On 8/3/20 9:57 AM, David Hildenbrand wrote:
> On 03.08.20 08:10, pullip.cho@xxxxxxxxxxx wrote:
>> From: Cho KyongHo <pullip.cho@xxxxxxxxxxx>
>> 
>> LPDDR5 introduces rank switch delay. If three successive DRAM accesses
>> happens and the first and the second ones access one rank and the last
>> access happens on the other rank, the latency of the last access will
>> be longer than the second one.
>> To address this panelty, we can sort the freelist so that a specific
>> rank is allocated prior to another rank. We expect the page allocator
>> can allocate the pages from the same rank successively with this
>> change. It will hopefully improves the proportion of the consecutive
>> memory accesses to the same rank.
> 
> This certainly needs performance numbers to justify ... and I am sorry,
> "hopefully improves" is not a valid justification :)
> 
> I can imagine that this works well initially, when there hasn't been a
> lot of memory fragmentation going on. But quickly after your system is
> under stress, I doubt this will be very useful. Proof me wrong. ;)
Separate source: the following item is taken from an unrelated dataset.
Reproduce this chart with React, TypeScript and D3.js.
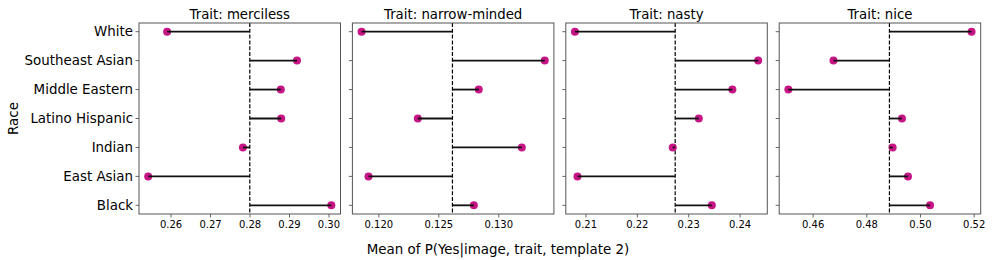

Agreed. The implementation of __preferred_rank() seems to be very simple and
optimistic.
I think these systems could perhaps better behave as NUMA with (interleaved)
nodes for each rank, then you immediately have all the mempolicies support etc
to achieve what you need? Of course there's some cost as well, but not the costs
of adding hacks to page allocator core?